Hybridité religieuse: le paradoxe revisité

Hybridité religieuse: le paradoxe revisité

Chaque semaine, Protestinfo laisse carte blanche à une personnalité réformée.

La théologienne neuchâteloise Muriel Schmid, directrice de programme pour les Equipes chrétiennes pour la paix à Chicago et ancienne professeure de sciences des religions à l’Université d’Utah partage son étonnement en découvrant que les jeunes Américains se reconnaissent dans des identités religieuses hybrides.

Photo: page Facebook «The Chaplaincy Institute»

Ayant grandi en Suisse dans un milieu ecclésial traditionnel et ayant ensuite étudié la théologie selon un cursus classique comme il se pratiquait encore au milieu des années 1980 dans nos facultés romandes, mon expérience américaine a souvent bousculé mes repères et mes préconceptions en matière de croyances et de pratiques religieuses; la découverte d’une diversité religieuse incroyable, 10 ans d’enseignement dans un programme de science des religions détaché de toute tradition, la rencontre de collègues et ami/es au parcours de foi inattendu et un environnement qui débat constamment la relation entre politique et religion sont autant d’éléments qui ont remis en question de nombreux aspects de mon identité protestante. Et ce parcours de réflexion n’est de loin pas terminé!

L’une des choses assimilées durant mes années suisses, c’était l’idée d’une foi protestante, réformée pure. Une identité claire qui se manifestait dans une liturgie, une théologie, un psautier, une structure ecclésiale, une lecture spécifique des textes bibliques… En bref, une compréhension unifiée de la foi qui ne laissait que peu de place aux variations!

Il y a quelques jours, un reportage sur la radio publique nationale (NPR) américaine m’a beaucoup intriguée. Ce reportage offrait une enquête sur le rôle des aumôniers de collèges et universités américains. Alors que de nombreuses aumôneries confessionnelles sont désertées, les aumôneries interreligieuses rencontrent aujourd’hui un succès grandissant auprès des jeunes générations.
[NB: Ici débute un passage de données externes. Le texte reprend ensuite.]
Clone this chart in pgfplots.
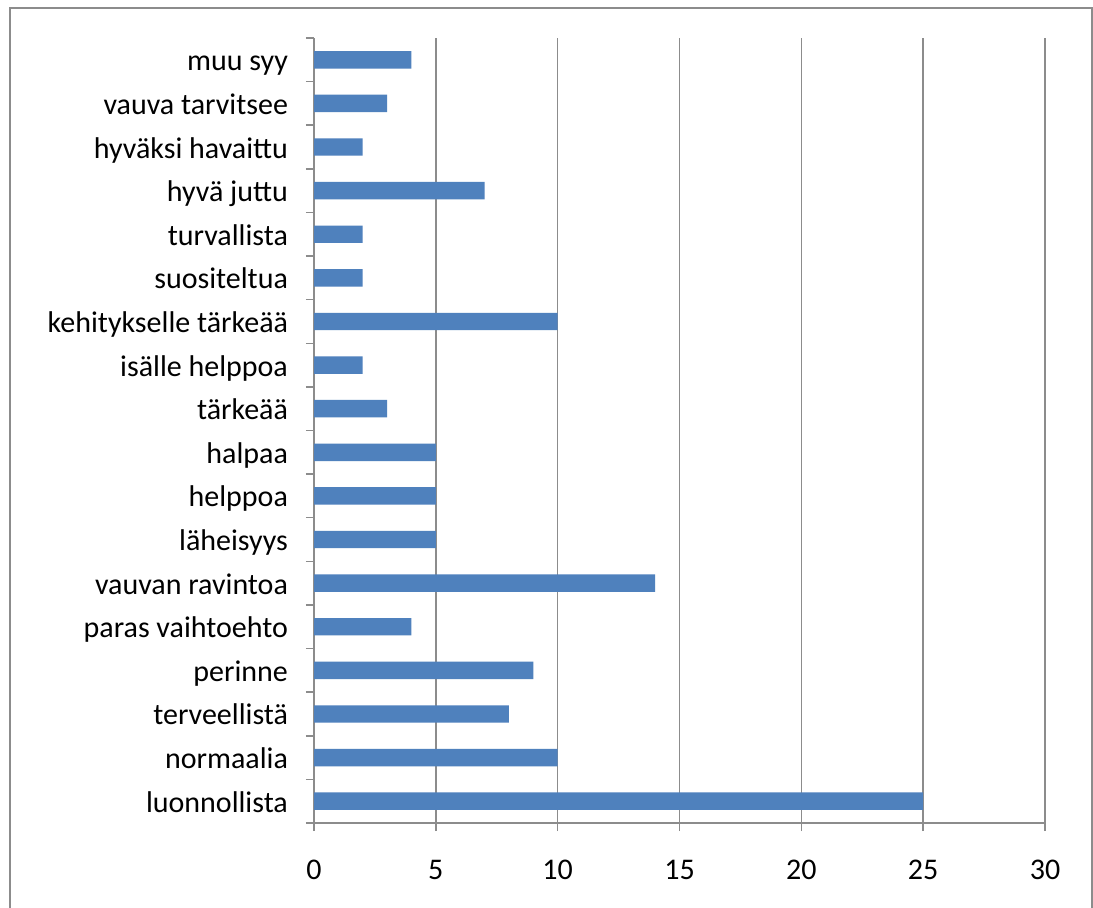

Mais ce succès n’est pas tant lié au besoin de comprendre et d’inclure dans un sain dialogue des traditions différentes; il est dû au fait que les générations montantes n’appartiennent plus à une seule tradition de foi bien définie, mais s’identifient de plus en plus à de multiples systèmes de croyances, créant ainsi des identités fluides. Ces identités hybrides fleurissent et ce nouveau type de croyants cherche un espace de reconnaissance ouvert à leur expérience spirituelle. Les aumôneries interreligieuses sur les campus américains sont donc en passe de transformation afin de répondre à cette nouvelle demande. En même temps, de nouvelles identités religieuses se dessinent: Jew-Bu, Hin-Jew, Zen-Christian… Ma première réaction: hérésie!

Cette nouvelle génération vient indubitablement déranger nos catégories. Elle témoigne d’une attitude religieuse hybride qui complique les identités traditionnelles et brouillent nos cartes. En tant que telle, cette hybridité proclame une identité à la fois double et unique, qui refuse les limites d’un ou bien ou bien clairement tracé comme nous en avons l’habitude. Hérésie, peut-être; jusqu’à un certain point cependant.

L’un des jeunes interviewés dans le reportage parle du «confort du paradoxe» comme d’une chose qui caractérise sa génération et se manifeste dans cette hybridité religieuse. Dans ce contexte, être confortable avec le paradoxe pourrait alors se traduire par une volonté de casser les antagonismes, d’ouvrir certaines de nos œillères et de renouveler nos espaces de dialogue afin d’adopter (non seulement tolérer) une vision plurielle de la vérité et de l’appartenance. Une telle perspective ne se limite donc pas à l’identité religieuse… Il n’y a plus ni Juif ni Grec!